To end on a happy note, my school-related work is done! Now I just need to wait on the marks, and hit up the ceremony on May 17. James is packing up our Halifax apartment and selling off our furniture, so things are progressing and my to-do list is getting shorter. And, even better, I have nothing on my calendar for tomorrow. I will get to work on some stories, make some calls, and hopefully have an early night--especially necessary since I'll be at volunteer ceremonies Friday and Saturday nights!

Thursday, April 12, 2007

Week seven--and the blogs are still coming

So, school is technically over for me. I mean, graduation isn't until May, and until the webmaster puts up my new stuff on the journal website (from two weeks ago) I may not feel done. But, it's basically over.

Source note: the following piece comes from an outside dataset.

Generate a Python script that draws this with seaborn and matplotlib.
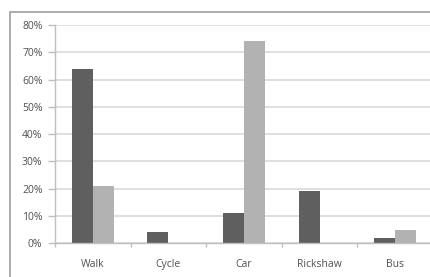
import matplotlib
matplotlib.use("Agg")
import matplotlib.pyplot as plt
import matplotlib.ticker as mticker
from matplotlib.lines import Line2D
import seaborn as sns
import pandas as pd

# values (percent)
modes = ['Walk', 'Cycle', 'Car', 'Rickshaw', 'Bus']
series_a = [64, 4, 11, 19, 2]
series_b = [21, 0, 74, 0, 5]
y_ticks = [0, 10, 20, 30, 40, 50, 60, 70, 80]

df = pd.DataFrame({
    'mode': modes * 2,
    'share': series_a + series_b,
    'series': ['A'] * len(modes) + ['B'] * len(modes),
})

sns.set_style('white')
plt.rcParams['font.family'] = ['Open Sans', 'DejaVu Sans']

fig = plt.figure(figsize=(4.31, 2.77), dpi=100)
ax = fig.add_axes([55 / 431, 1 - 243.3 / 277, 378 / 431, (243.3 - 25) / 277])

sns.barplot(data=df, x='mode', y='share', hue='series', order=modes,
            palette={'A': '#5f5f5f', 'B': '#b2b2b2'}, width=0.556,
            gap=0, edgecolor=None, linewidth=0, legend=False, ax=ax)

ax.set_xlim(-0.5, 4.5)
ax.set_ylim(0, 80)
ax.set_yticks(y_ticks)
ax.yaxis.set_major_formatter(mticker.FuncFormatter(lambda v, p: f'{v:.0f}%'))
ax.yaxis.grid(True, color='#d9d9d9', linewidth=1.2)
ax.set_axisbelow(True)
ax.set_xlabel('')
ax.set_ylabel('')

for s in ['top', 'right']:
    ax.spines[s].set_visible(False)
for s in ['left', 'bottom']:
    ax.spines[s].set_color('#bfbfbf')
    ax.spines[s].set_linewidth(1.0)

ax.tick_params(axis='y', direction='out', length=5, width=1, color='#bfbfbf',
               labelsize=7.5, labelcolor='#505050', pad=4, left=True)
ax.tick_params(axis='x', which='major', length=0, labelsize=7.5,
               labelcolor='#505050', pad=11)
ax.set_xticks([-0.5, 0.5, 1.5, 2.5, 3.5, 4.5], minor=True)
ax.tick_params(axis='x', which='minor', direction='out', length=3, width=1,
               color='#bfbfbf', bottom=True)

# outer chart frame (top and left edges visible in the crop)
fig.add_artist(Line2D([10.5 / 431, 1], [1 - 11.5 / 277] * 2,
                      transform=fig.transFigure, color='#a6a6a6', linewidth=1.3))
fig.add_artist(Line2D([10.5 / 431] * 2, [0, 1 - 11.5 / 277],
                      transform=fig.transFigure, color='#a6a6a6', linewidth=1.3))

fig.savefig('out.png', dpi=100, facecolor='white')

It's a weird feeling. But, I actually felt like a working journalist today when I got an unhappy phone call.

You see, a local school had a health day, and distributed pamphlets to the students about sex. It explained sexual acts pretty explicitly, and at least one parent was unhappy that her 8th grader received this without her permission. So, she wrote us a letter about it and cited some descriptions of sexual acts in detail.

After some talking around the office, we decided not to print the descriptions. We have a lot of older and very religious readers who were going to be offended by the letter anyway. We decided it would be best not to cause any further upset, and replaced the section saying the pamphlets contained graphic descriptions.

Today, the author of the letter called. She was not impressed that we didn't want to print it, saying the point was that she didn't want to read it, or have her daughter read it. I heard her out, and explained that all letters to the editor are subject to editing, and we didn't feel comfortable printing one section of the letter, so either had to omit that part, or omit the whole letter. I then encouraged her to write another letter, if she felt strongly about the omission, explaining how upset she was that The Journal didn't want to present that information to its readers but her daughter was given it at school.

She seemed much calmer when she said goodbye, so now I'm just waiting to see if I get the letter.

I feel like I handled it pretty well, even though my stomach is still is knots every time I have to deal with unhappiness.

Speaking of unhappiness, Guysborough Council last night was wild. Everyone talks about how crazy Canso Council can get, but it really had nothing on last night! The Save Lincolnville Campaign showed up at council and issued its demands for changes in representation, and council adjourned before it was finished. I'm still working on the story for next week's Journal, but it's definitely going to be a hard one. It's a very emotional issue, and I don't think last night went particularly well for either side. Nothing was resolved either, so this may be opening a can of worms with allegations of racism becoming quite prevalent.